THE MASTER’S CONCLUSION IN FAVOUR OF THE CLAIMANT
The Deputy Master accepted the claimant’s submissions on this point.
6. I do not accept the defendant’s submissions for the following reasons:
i) Without having carried out a detailed assessment of the bill, after hearing full argument, I am not in a position to make a finding that the figure advanced in the bill was one that was exaggerated, and that the Claimant’s conduct had been “unreasonable conduct”.

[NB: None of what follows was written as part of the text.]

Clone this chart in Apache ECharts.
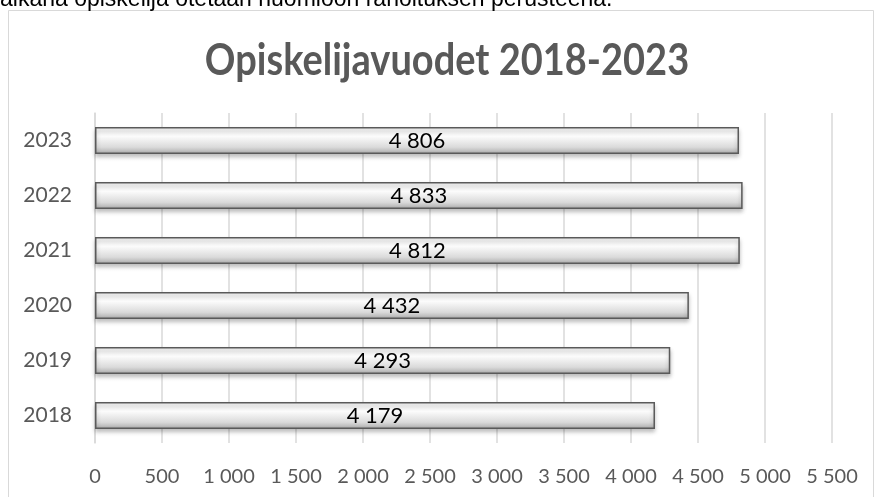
<!DOCTYPE html>
<html><head><meta charset="utf-8">
<script src="https://cdn.jsdelivr.net/npm/echarts@6/dist/echarts.min.js"></script>
<style>html,body{margin:0;padding:0;background:#fff;}#c{width:877px;height:497px;}</style>
</head><body><div id="c"></div>
<script>
const titleText = 'Opiskelijavuodet 2018-2023';
const pageText = 'aikana opiskelija otetaan huomioon rahoituksen perusteena.';
const years = ['2018','2019','2020','2021','2022','2023'];
const values = [4179, 4293, 4432, 4812, 4833, 4806];
const axisMax = 5500;
const axisStep = 500;

function fmt(v){ return String(v).replace(/\B(?=(\d{3})+(?!\d))/g, '\u00a0'); }

const chart = echarts.init(document.getElementById('c'));
chart.setOption({
  animation:false,
  backgroundColor:'#fff',
  graphic:[
    {type:'rect',shape:{x:8.5,y:10.5,width:865,height:500},style:{fill:'none',stroke:'#d9d9d9',lineWidth:1},silent:true},
    {type:'text',x:0,y:-12,style:{text:pageText,font:'23px Arial',fill:'#000',x:0,y:0,verticalAlign:'top'},silent:true},
    {type:'text',x:447,y:61,scaleY:1.15,style:{text:titleText,x:0,y:0,align:'center',verticalAlign:'middle',font:'bold 38px Lato',fill:'#595959'},silent:true}
  ],
  grid:{left:95,right:45,top:113,bottom:54,containLabel:false},
  xAxis:{type:'value',min:0,max:axisMax,interval:axisStep,
    axisLine:{show:false},axisTick:{show:false},
    splitLine:{lineStyle:{color:'#d9d9d9',width:1.5}},
    axisLabel:{margin:24,color:'#595959',fontFamily:'Lato',fontSize:20,formatter:v=>fmt(v)}},
  yAxis:{type:'category',data:years,
    axisLine:{show:true,lineStyle:{color:'#d9d9d9',width:1.5}},axisTick:{show:false},
    axisLabel:{margin:23,color:'#595959',fontFamily:'Lato',fontSize:21}},
  series:[{type:'bar',data:values,barWidth:27,
    itemStyle:{
      color:new echarts.graphic.LinearGradient(0,0,0,1,[
        {offset:0,color:'#f2f2f2'},{offset:0.35,color:'#fbfbfb'},{offset:0.75,color:'#dadada'},{offset:1,color:'#a8a8a8'}]),
      borderColor:'#5a5a5a',borderWidth:1.5,
      shadowColor:'rgba(0,0,0,0.25)',shadowBlur:4,shadowOffsetY:3},
    label:{show:true,position:'inside',color:'#000',fontFamily:'Lato',fontSize:22,formatter:p=>fmt(p.value)}
  }]
});
</script></body></html>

ii) In this context, I do not regard the fact that the bill was claimed £83,000 odd, but the matter settled for £59,000 leads to an irrebuttable inference that the costs claimed must, accordingly, have been exaggerated. There may have been many reasons why the Claimant was willing to discount the bill about which the court does not know and will never be told. However, it is reasonable to surmise that this would be for one or more of the following reasons:
a) to reflect a discount for risk, since a receiving party rarely, if ever, recovers every pound claimed;
b) that the Claimant wanted accelerated receipt of the money to be able to use it now, for example, to pay down a debt or loan;
c) that the Claimant merely wanted finality;
d) or simply, that the solicitors had advised that the points of dispute were arguable and if things went the Defendant’s way on the day, an offer of £42,500 inclusive of interest and costs of assessment made on 27 July 2021, might not be beaten, thereby putting the claimant at risk as to costs.

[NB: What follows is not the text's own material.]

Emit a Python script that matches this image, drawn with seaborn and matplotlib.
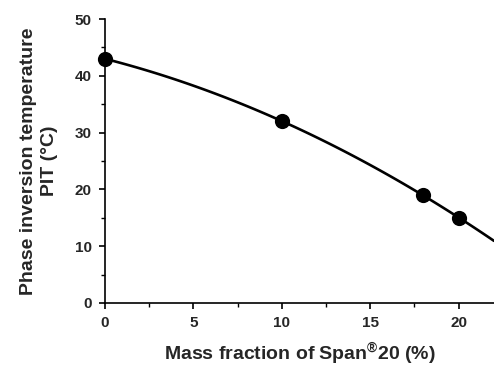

Taking these factors into account, I am not persuaded that the Claimant’s costs should be limited to £1,500, plus VAT, based upon an allegation of exaggeration and misconduct about which the court can make no finding because the matter settled.
iii) I regard it as a factor in favour of the Claimant and against the Defendant that the former accepted in settlement, a figure much closer to its own Part 36 offer of £60,000 made on 25 July 2022, than the sum of £42,500 inclusive of interest and costs advanced by the Defendant. Put another way, it was within the Defendant’s gift to make a realistic Part 36 offer at an early stage which would have put the Claimant at risk at to costs going forward, were the sum allowed at detailed assessment to be less the offer. As it seems to me, what the Defendant is trying to do now is to have a second bite of the cherry, having failed to make an offer under Part 36 which could have achieved exactly what he is asking the court to do now, namely to make a different order to the default order to be found in CPR 47.20.

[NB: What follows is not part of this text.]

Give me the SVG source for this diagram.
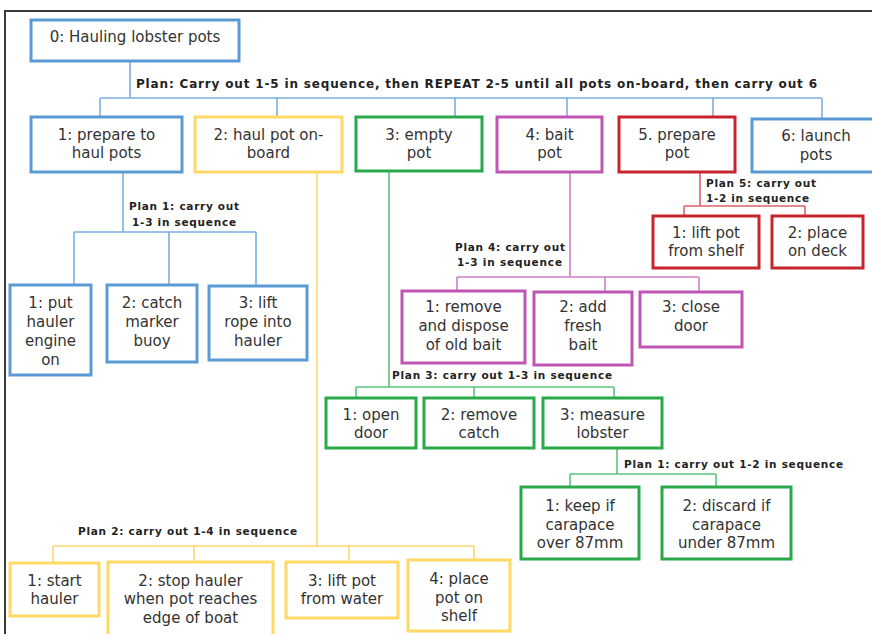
<svg xmlns="http://www.w3.org/2000/svg" width="872" height="634" viewBox="0 0 872 634">
<style>
.n rect{fill:#fff;stroke-width:3}
.n text{font-family:"DejaVu Sans",Verdana,sans-serif;font-size:15px;fill:#333;text-anchor:middle}
.b rect{stroke:#5b9bd5}
.y rect{stroke:#ffd966}
.g rect{stroke:#2aa84a}
.m rect{stroke:#c056b3}
.r rect{stroke:#c8242b}
.c path{fill:none;stroke-width:1.6}
.cb{stroke:#7eaee0}
.cy{stroke:#ffd76e}
.cg{stroke:#5ec47c}
.cm{stroke:#cf80c7}
.cr{stroke:#d9646a}
.p{font-family:"DejaVu Sans",Verdana,sans-serif;font-weight:bold;font-size:10.5px;fill:#222}
.pm{font-size:12px}
</style>
<rect x="0" y="0" width="872" height="634" fill="#fff"/>
<path d="M5,640 V11 H880" fill="none" stroke="#3a3a3a" stroke-width="2"/>

<g id="connectors" class="c">
  <path class="cb" d="M130,61 V98 M100,98 H822 M100,98 V117 M277,98 V117 M455,98 V117 M567,98 V117 M713,98 V117 M822,98 V118"/>
  <path class="cb" d="M123,172 V232 M74,232 H256 M74,232 V285 M169,232 V285 M256,232 V285"/>
  <path class="cy" d="M317,172 V546 M53,546 H474 M53,546 V562 M194,546 V562 M349,546 V562 M474,546 V560"/>
  <path class="cg" d="M389,172 V387 M356,387 H614 M356,387 V398 M474,387 V398 M614,387 V398"/>
  <path class="cg" d="M617,448 V474 M570,474 H716 M570,474 V486 M716,474 V486"/>
  <path class="cm" d="M570,172 V277 M457,277 H699 M457,277 V291 M605,277 V291 M699,277 V291"/>
  <path class="cr" d="M700,172 V206 M684,206 H805 M684,206 V216 M805,206 V216"/>
</g>

<g id="plans">
  <text class="p pm" x="136" y="88" textLength="681" lengthAdjust="spacing">Plan: Carry out 1-5 in sequence, then REPEAT 2-5 until all pots on-board, then carry out 6</text>
  <text class="p" x="129" y="210" textLength="110" lengthAdjust="spacing">Plan 1: carry out</text>
  <text class="p" x="132" y="226" textLength="104" lengthAdjust="spacing">1-3 in sequence</text>
  <text class="p" x="455" y="251" textLength="110" lengthAdjust="spacing">Plan 4: carry out</text>
  <text class="p" x="457" y="266" textLength="105" lengthAdjust="spacing">1-3 in sequence</text>
  <text class="p" x="706" y="187" textLength="110" lengthAdjust="spacing">Plan 5: carry out</text>
  <text class="p" x="706" y="202" textLength="103" lengthAdjust="spacing">1-2 in sequence</text>
  <text class="p" x="392" y="379" textLength="220" lengthAdjust="spacing">Plan 3: carry out 1-3 in sequence</text>
  <text class="p" x="624" y="468" textLength="219" lengthAdjust="spacing">Plan 1: carry out 1-2 in sequence</text>
  <text class="p" x="78" y="535" textLength="219" lengthAdjust="spacing">Plan 2: carry out 1-4 in sequence</text>
</g>

<g id="n0" class="n b"><rect x="31" y="20" width="208" height="41"/><text x="135" y="42">0: Hauling lobster pots</text></g>

<g id="n1" class="n b"><rect x="31" y="117" width="151" height="55"/><text x="106.5" y="140">1: prepare to</text><text x="106.5" y="158">haul pots</text></g>
<g id="n2" class="n y"><rect x="195" y="117" width="147" height="55"/><text x="268.5" y="140">2: haul pot on-</text><text x="268.5" y="158">board</text></g>
<g id="n3" class="n g"><rect x="356" y="117" width="126" height="54"/><text x="419" y="140">3: empty</text><text x="419" y="158">pot</text></g>
<g id="n4" class="n m"><rect x="497" y="117" width="105" height="55"/><text x="549.5" y="140">4: bait</text><text x="549.5" y="158">pot</text></g>
<g id="n5" class="n r"><rect x="619" y="117" width="116" height="55"/><text x="677" y="140">5. prepare</text><text x="677" y="158">pot</text></g>
<g id="n6" class="n b"><rect x="752" y="119" width="129" height="53"/><text x="816" y="141">6: launch</text><text x="816" y="160">pots</text></g>

<g id="n1-1" class="n b"><rect x="10" y="285" width="81" height="90"/><text x="50.5" y="308">1: put</text><text x="50.5" y="327">hauler</text><text x="50.5" y="346">engine</text><text x="50.5" y="365">on</text></g>
<g id="n1-2" class="n b"><rect x="107" y="285" width="90" height="77"/><text x="152" y="308">2: catch</text><text x="152" y="327">marker</text><text x="152" y="346">buoy</text></g>
<g id="n1-3" class="n b"><rect x="209" y="286" width="98" height="74"/><text x="258" y="308">3: lift</text><text x="258" y="327">rope into</text><text x="258" y="346">hauler</text></g>

<g id="n5-1" class="n r"><rect x="653" y="216" width="106" height="52"/><text x="706" y="238">1: lift pot</text><text x="706" y="256">from shelf</text></g>
<g id="n5-2" class="n r"><rect x="772" y="216" width="91" height="52"/><text x="817.5" y="238">2: place</text><text x="817.5" y="256">on deck</text></g>

<g id="n4-1" class="n m"><rect x="402" y="291" width="123" height="72"/><text x="463.5" y="312">1: remove</text><text x="463.5" y="331">and dispose</text><text x="463.5" y="350">of old bait</text></g>
<g id="n4-2" class="n m"><rect x="534" y="292" width="98" height="73"/><text x="583" y="312">2: add</text><text x="583" y="331">fresh</text><text x="583" y="350">bait</text></g>
<g id="n4-3" class="n m"><rect x="640" y="292" width="102" height="55"/><text x="691" y="312">3: close</text><text x="691" y="331">door</text></g>

<g id="n3-1" class="n g"><rect x="326" y="398" width="90" height="50"/><text x="371" y="420">1: open</text><text x="371" y="438">door</text></g>
<g id="n3-2" class="n g"><rect x="424" y="398" width="110" height="50"/><text x="479" y="420">2: remove</text><text x="479" y="438">catch</text></g>
<g id="n3-3" class="n g"><rect x="543" y="398" width="119" height="50"/><text x="602.5" y="420">3: measure</text><text x="602.5" y="438">lobster</text></g>

<g id="n3-3-1" class="n g"><rect x="521" y="487" width="118" height="72"/><text x="580" y="511">1: keep if</text><text x="580" y="530">carapace</text><text x="580" y="548">over 87mm</text></g>
<g id="n3-3-2" class="n g"><rect x="662" y="487" width="129" height="72"/><text x="726.5" y="511">2: discard if</text><text x="726.5" y="530">carapace</text><text x="726.5" y="548">under 87mm</text></g>

<g id="n2-1" class="n y"><rect x="10" y="563" width="89" height="53"/><text x="54.5" y="586">1: start</text><text x="54.5" y="604">hauler</text></g>
<g id="n2-2" class="n y"><rect x="108" y="562" width="165" height="76"/><text x="190.5" y="586">2: stop hauler</text><text x="190.5" y="604">when pot reaches</text><text x="190.5" y="623">edge of boat</text></g>
<g id="n2-3" class="n y"><rect x="286" y="562" width="112" height="56"/><text x="342" y="586">3: lift pot</text><text x="342" y="604">from water</text></g>
<g id="n2-4" class="n y"><rect x="408" y="560" width="102" height="71"/><text x="459" y="584">4: place</text><text x="459" y="603">pot on</text><text x="459" y="621">shelf</text></g>
</svg>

iv) I agree with the Claimant that rule 47.15 is self-contained in the sense it does not say what the Defendant wants it to say, namely that if a bill is brought in for assessment at over £75,000 but is allowed at less than that figure, it means that it was obviously exaggerated, so provisional assessment costs must apply. On the contrary, the rule says no such thing, in circumstances where it would have been open to the rule makers to provide that where a bill was reduced under £75,000, the receiving party would only be entitled to provisional assessment costs rather than, as here, to detailed assessment costs.
7. For all these reasons, I prefer the Claimant’s submissions, so that its costs are not limited or capped in the manner contended for by the defendant.
TAKING INTO ACCOUNT PART 36 OFFERS WHICH WERE NOT “BEATEN”
Kerry Underwood has already commented that the judgment taking into account Part 36 offers which were not beaten may be a surprising aspect of the case. There may be a risk of resurrecting “near miss” arguments and the like.
There is an argument that CPR 44.4, which deals with the factors in deciding the amount of costs, includes:
(3) The court will also have regard to –
(a) the conduct of all the parties, including in particular –
(i) conduct before, as well as during, the proceedings; and
(ii) the efforts made, if any, before and during the proceedings in order to try to resolve the dispute;
Arguably offers made, including Part 36 offers, are part of the “conduct of the parties”.
More significantly, however, the judgment emphasises the point that the best way for a paying party to protect themselves is to make a realistic Part 36 offer which puts the receiving party at risk.